The story of French porcelain begins in 1768 when a woman from the village of Saint-Yrieix La Perche near Limoges discovers a soft, white clay that she uses to bleach her household linens. Experts would identify this substance as kaolin: the crucial, long sought after ingredient that is responsible for the resiliency, durability and flawless iridescent translucency of fine porcelain. The search for this “secret ingredient” had lasted four centuries since Marco Polo’s discovery of Chinese porcelain. The discovery of kaolin in France marked the birth of industrial and cultural significance of Limoges porcelain.
Against this historical backdrop two enterprising industrialists, noticing an increase in consumer use of porcelain dinner services, open a factory in Limoges in 1863. The construction of railroad lines in the area offered means of distribution of their product to more markets. A workshop apprentice named Léonard Bernardaud distinguished himself among the workers. Twenty years later, he would be promoted to head of sales and later named partner.

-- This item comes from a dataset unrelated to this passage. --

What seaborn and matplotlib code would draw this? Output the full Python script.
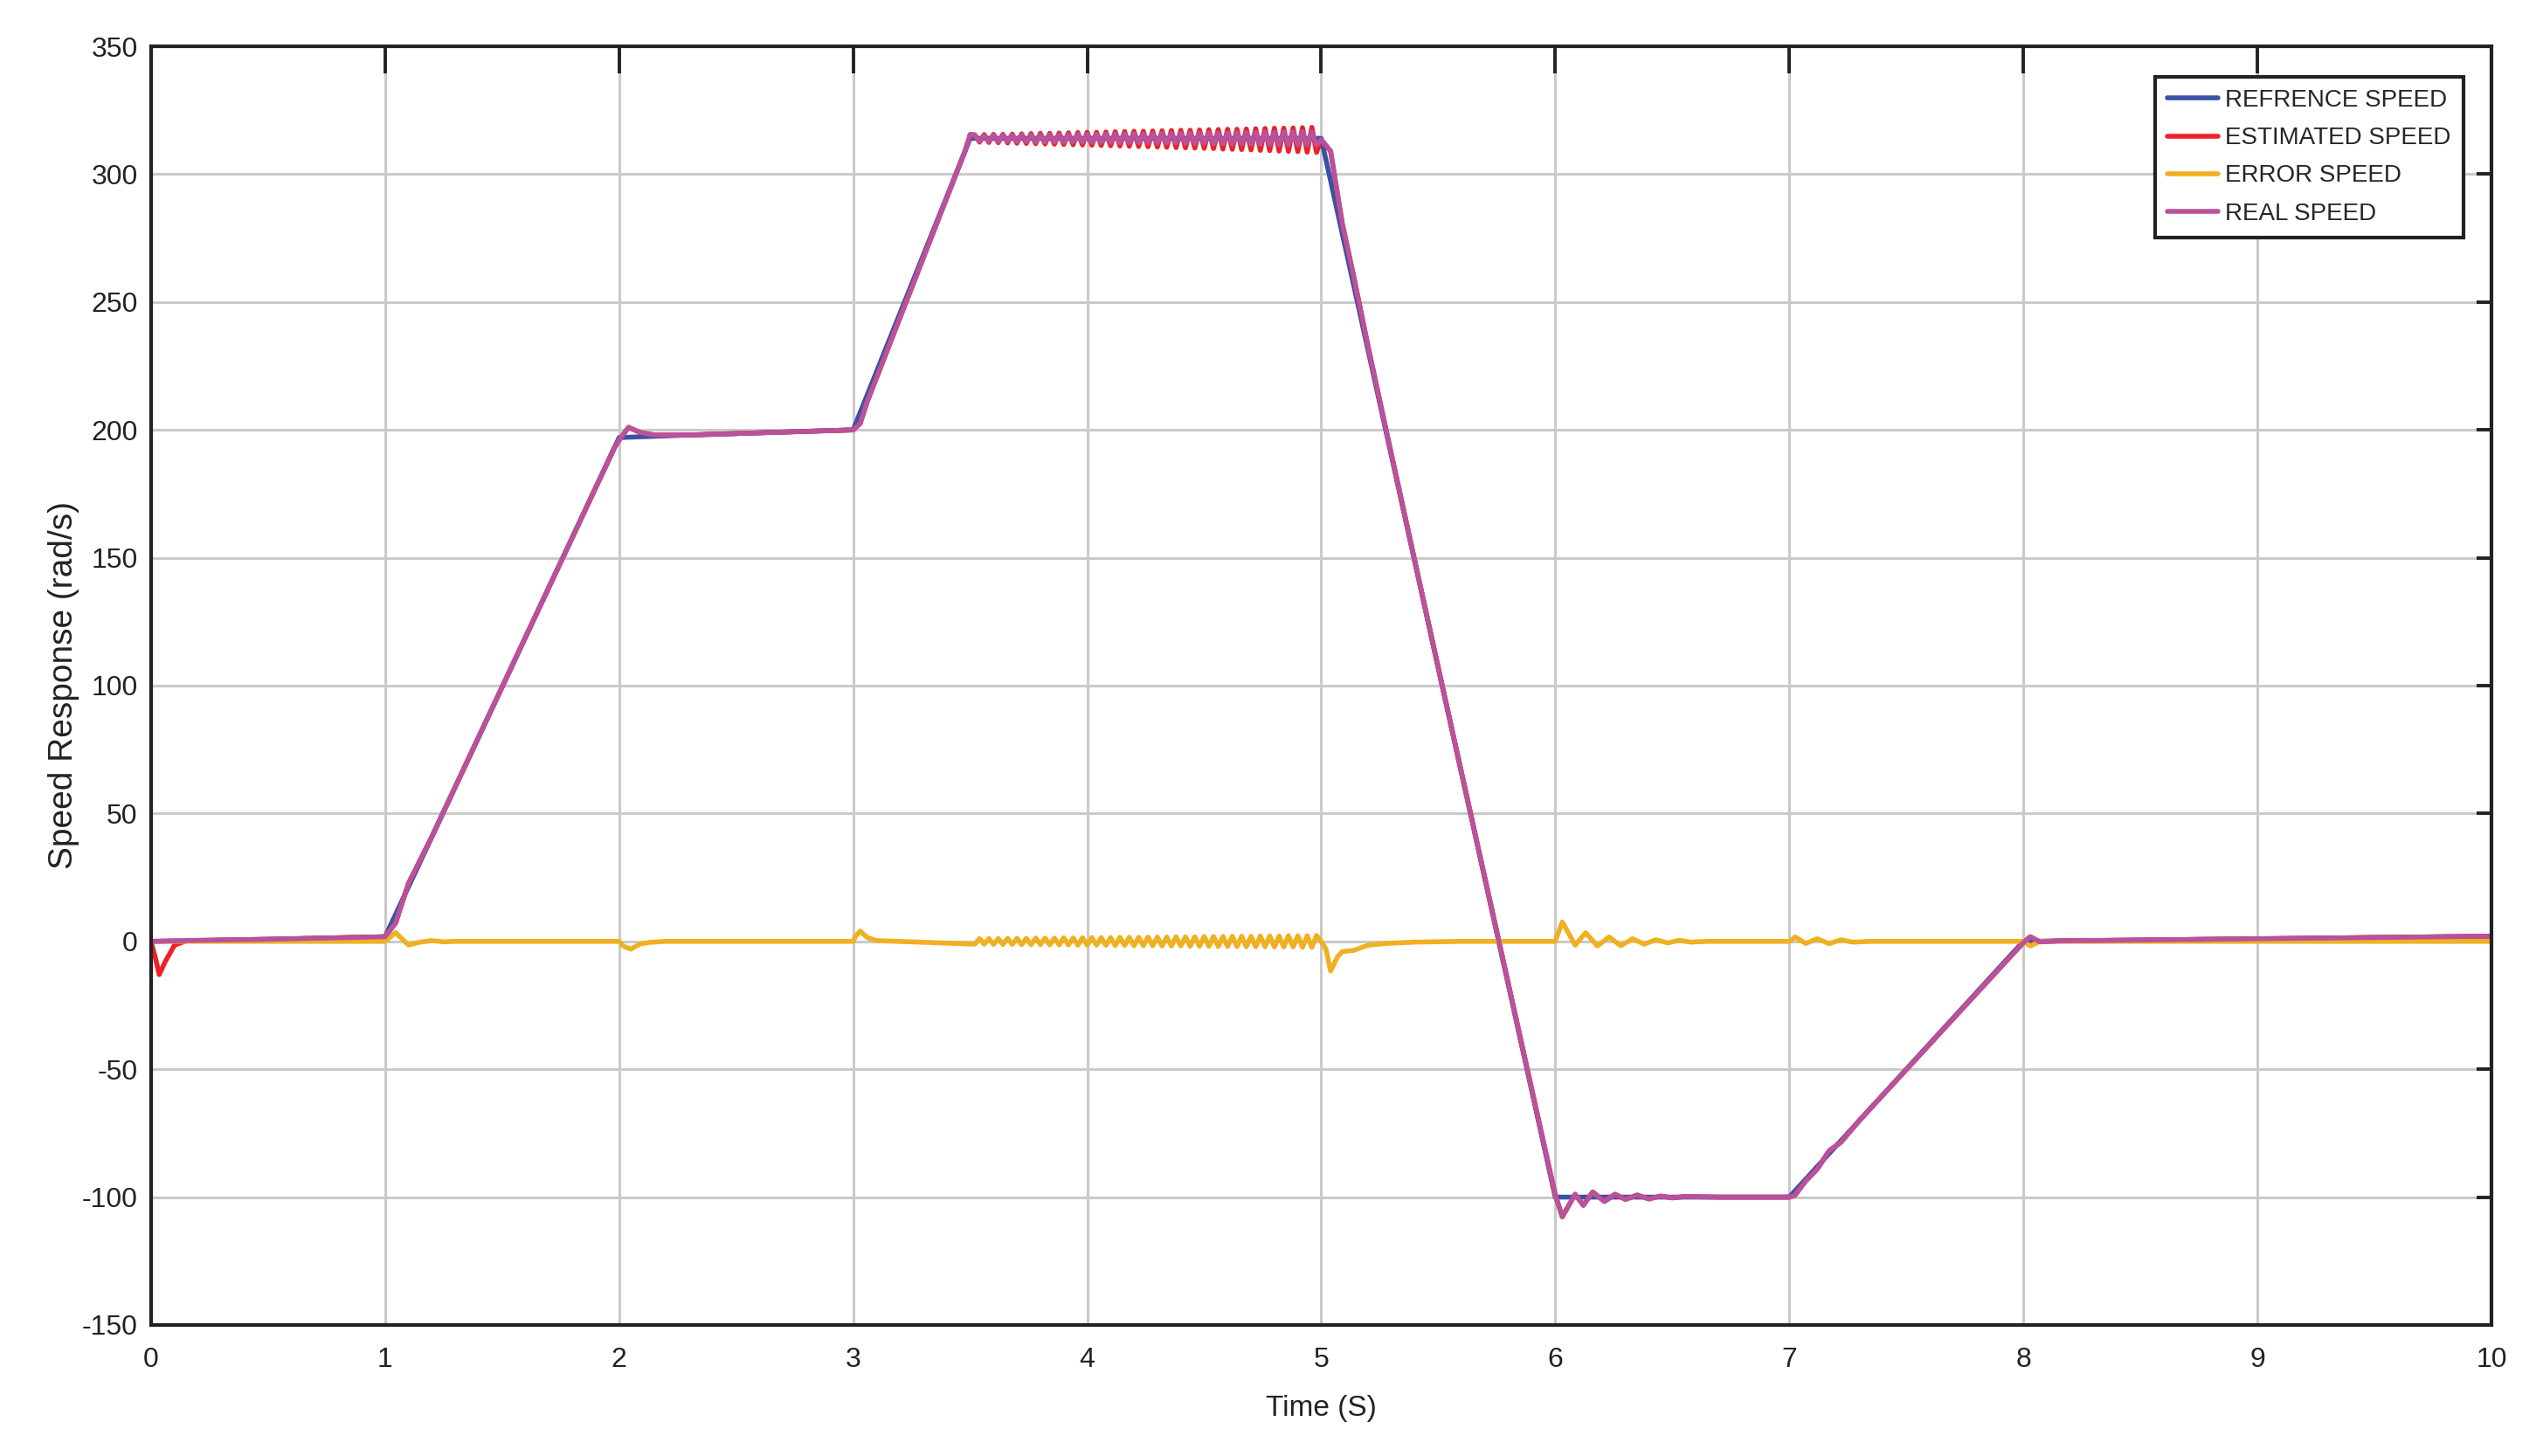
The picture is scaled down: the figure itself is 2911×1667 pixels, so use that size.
import pandas as pd
import seaborn as sns
import matplotlib.pyplot as plt

sns.set_theme(style="whitegrid", context="paper")
plt.rcParams["font.family"] = ["Liberation Sans", "DejaVu Sans"]
plt.rcParams["axes.unicode_minus"] = False

# reference speed (rad/s) vs time (s)
ref_t = [0, 0.5, 1.0, 2.0, 2.3, 3.0, 3.5, 5.0, 6.0, 7.0, 8.0, 8.5, 9.0, 9.5, 10.0]
ref_v = [0, 0.8, 1.8, 197, 198, 200, 314, 314, -100, -100, 0, 0.5, 1.0, 1.5, 2.0]

# real speed: start + ramps up to 3.5 s
rise_t = [0, 0.2, 0.5, 1.0, 1.045, 1.10, 1.2, 1.98, 2.0, 2.04, 2.09, 2.15, 2.3,
          3.0, 3.03, 3.06, 3.48, 3.5]
rise_v = [0, 0.4, 0.8, 1.8, 7.2, 22.7, 41.0, 193, 196, 201, 199, 198, 198,
          200, 202.5, 211, 309.5, 315.5]

# estimated speed differs at start-up
est_start_t = [0, 0.02, 0.035, 0.06, 0.1, 0.15, 0.5, 1.0]
est_start_v = [0, -7, -13, -8, -1.5, 0.2, 0.8, 1.8]

# steady oscillation at the 314 rad/s plateau
flat_t = [3.52, 3.54, 3.56, 3.58, 3.60, 3.62, 3.64, 3.66, 3.68, 3.70,
          3.72, 3.74, 3.76, 3.78, 3.80, 3.82, 3.84, 3.86, 3.88, 3.90,
          3.92, 3.94, 3.96, 3.98, 4.00, 4.02, 4.04, 4.06, 4.08, 4.10,
          4.12, 4.14, 4.16, 4.18, 4.20, 4.22, 4.24, 4.26, 4.28, 4.30,
          4.32, 4.34, 4.36, 4.38, 4.40, 4.42, 4.44, 4.46, 4.48, 4.50,
          4.52, 4.54, 4.56, 4.58, 4.60, 4.62, 4.64, 4.66, 4.68, 4.70,
          4.72, 4.74, 4.76, 4.78, 4.80, 4.82, 4.84, 4.86, 4.88, 4.90,
          4.92, 4.94, 4.96, 4.98]
real_flat = [315.2, 312.8, 315.2, 312.8, 315.3, 312.8, 315.3, 312.7, 315.3, 312.7,
             315.4, 312.7, 315.4, 312.6, 315.4, 312.6, 315.5, 312.6, 315.5, 312.5,
             315.5, 312.5, 315.6, 312.5, 315.6, 312.4, 315.6, 312.4, 315.7, 312.4,
             315.7, 312.3, 315.7, 312.3, 315.8, 312.3, 315.8, 312.2, 315.8, 312.2,
             315.9, 312.2, 315.9, 312.1, 315.9, 312.1, 316.0, 312.0, 316.0, 312.0,
             316.1, 311.9, 316.1, 311.9, 316.2, 311.8, 316.2, 311.8, 316.3, 311.7,
             316.3, 311.7, 316.4, 311.6, 316.4, 311.6, 316.5, 311.5, 316.5, 311.5,
             316.6, 311.4, 316.6, 311.4]
est_flat = [315.4, 312.5, 315.5, 312.4, 315.6, 312.3, 315.6, 312.2, 315.7, 312.1,
            315.8, 312.0, 315.9, 311.9, 316.0, 311.8, 316.0, 311.7, 316.1, 311.6,
            316.2, 311.5, 316.3, 311.4, 316.4, 311.3, 316.4, 311.2, 316.5, 311.1,
            316.6, 311.0, 316.7, 310.9, 316.8, 310.8, 316.8, 310.7, 316.9, 310.6,
            317.0, 310.5, 317.1, 310.4, 317.2, 310.3, 317.2, 310.2, 317.3, 310.1,
            317.4, 310.0, 317.5, 309.8, 317.6, 309.7, 317.6, 309.6, 317.7, 309.5,
            317.8, 309.3, 317.9, 309.2, 318.0, 309.0, 318.0, 308.9, 318.1, 308.8,
            318.2, 308.6, 318.3, 308.5]
err_flat = [-1.1, 1.1, -1.1, 1.1, -1.2, 1.1, -1.2, 1.2, -1.2, 1.2,
            -1.3, 1.2, -1.3, 1.3, -1.3, 1.3, -1.4, 1.3, -1.4, 1.4,
            -1.4, 1.4, -1.5, 1.4, -1.5, 1.5, -1.5, 1.5, -1.6, 1.5,
            -1.6, 1.6, -1.6, 1.6, -1.7, 1.6, -1.7, 1.7, -1.7, 1.7,
            -1.8, 1.7, -1.8, 1.8, -1.8, 1.8, -1.9, 1.8, -1.9, 1.9,
            -1.9, 1.9, -2.0, 1.9, -2.0, 2.0, -2.0, 2.0, -2.1, 2.0,
            -2.1, 2.1, -2.1, 2.1, -2.2, 2.1, -2.2, 2.2, -2.2, 2.2,
            -2.3, 2.2, -2.3, 2.3]

# real speed after 5 s: braking, reversal, return to zero
fall_t = [5.0, 5.04, 5.09, 5.14, 5.2, 5.28, 5.5, 5.98, 6.0, 6.03, 6.085, 6.12,
          6.16, 6.21, 6.255, 6.30, 6.35, 6.40, 6.45, 6.50, 6.55, 6.7, 7.0,
          7.025, 7.07, 7.12, 7.17, 7.22, 7.3, 8.0, 8.03, 8.07, 8.15, 8.5,
          9.0, 9.5, 10.0]
fall_v = [313.5, 309, 280.7, 259.5, 232.7, 198.8, 107, -91, -99, -107.7, -98.9,
          -103.2, -98, -101.7, -98.9, -100.9, -99.2, -100.7, -99.6, -100.3,
          -99.8, -100, -100, -99.2, -93.7, -89, -81.9, -78.6, -70, -0.5, 1.8,
          -0.2, 0.2, 0.5, 1.0, 1.5, 2.0]

# speed error
err_t = [0, 1.0, 1.02, 1.045, 1.10, 1.15, 1.2, 1.25, 1.3, 2.0, 2.02, 2.05,
         2.09, 2.13, 2.2, 3.0, 3.01, 3.03, 3.06, 3.1, 3.5]
err_v = [0, 0, 1.5, 3.4, -1.4, -0.3, 0.3, -0.2, 0, 0, -2, -3,
         -1, -0.4, 0, 0, 2, 4, 1.5, 0.3, -1.0]
err_end_t = [5.0, 5.02, 5.04, 5.07, 5.09, 5.14, 5.2, 5.28, 5.4, 5.6, 6.0,
             6.03, 6.085, 6.13, 6.18, 6.23, 6.28, 6.33, 6.38, 6.43, 6.48,
             6.53, 6.58, 6.65, 7.0, 7.025, 7.07, 7.12, 7.17, 7.22, 7.27,
             7.35, 8.0, 8.03, 8.07, 10.0]
err_end_v = [0, -3, -11.6, -6, -4, -3.5, -1.5, -0.8, -0.3, 0, 0,
             7.6, -1.5, 3.4, -1.8, 1.7, -1.7, 1.0, -1.1, 0.6, -0.6,
             0.4, -0.3, 0, 0, 1.7, -0.8, 1.0, -0.9, 0.6, -0.3,
             0, 0, -1.8, 0, 0]

labels = ["REFRENCE SPEED", "ESTIMATED SPEED", "ERROR SPEED", "REAL SPEED"]
colors = ["#3a52a4", "#ee2128", "#efb021", "#b8529c"]

series = {
    labels[0]: (ref_t, ref_v),
    labels[1]: (est_start_t + rise_t[4:] + flat_t + fall_t,
                est_start_v + rise_v[4:] + est_flat + fall_v),
    labels[2]: (err_t + flat_t + err_end_t, err_v + err_flat + err_end_v),
    labels[3]: (rise_t + flat_t + fall_t, rise_v + real_flat + fall_v),
}

fig = plt.figure(figsize=(14.555, 8.335), dpi=200)
ax = fig.add_axes([0.0594, 0.090, 0.9203, 0.8782])

for (name, (t, v)), c in zip(series.items(), colors):
    df = pd.DataFrame({"t": t, "v": v})
    sns.lineplot(data=df, x="t", y="v", ax=ax, color=c, linewidth=2.0,
                 label=name, estimator=None, sort=False)

ax.set_xlim(0, 10)
ax.set_ylim(-150, 350)
ax.set_xticks(range(0, 11))
ax.set_yticks(range(-150, 351, 50))
ax.grid(True, color="#cacaca", linewidth=1.1)
ax.tick_params(direction="in", width=1.4, top=True, right=True,
               labelsize=11.5, colors="#222222")
ax.tick_params(axis="x", length=11, pad=9)
ax.tick_params(axis="y", length=6, pad=5.5)
for s in ax.spines.values():
    s.set_color("#222222")
    s.set_linewidth(1.5)

ax.set_xlabel("Time (S)", fontsize=12, color="#222222", labelpad=9)
ax.set_ylabel("Speed Response (rad/s)", fontsize=14, color="#222222", labelpad=1)

leg = ax.legend(loc="upper right", bbox_to_anchor=(0.988, 0.976), fontsize=10,
                frameon=True, fancybox=False, framealpha=1, handlelength=2.1,
                handletextpad=0.3, borderpad=0.5, labelspacing=0.62,
                borderaxespad=0)
leg.get_frame().set_edgecolor("#222222")
leg.get_frame().set_linewidth(1.5)

fig.savefig("out.png", dpi=200)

Léonard Bernardaud acquired the company in 1900 and gave it his name. He increased production capacity of the factory and opened up new markets, notably in the United States. Leonard was succeeded by his sons, Jacques and Michel Bernardaud. The brothers would assure the viability of the company during the turbulence of the Great Depression and World War II through collaborations with artists to expand the company's range of collections. In 1949, they boldly introduced the first gas-fueled tunnel kiln in France that operated 24 hours a day. This “green initiative” ensured constant firing temperatures that yielded sturdier pieces in greater quantity with fewer defects. As a result, industrial scale production was achieved without compromise to the high standards of craftsmanship based on artisan techniques for which the company is known.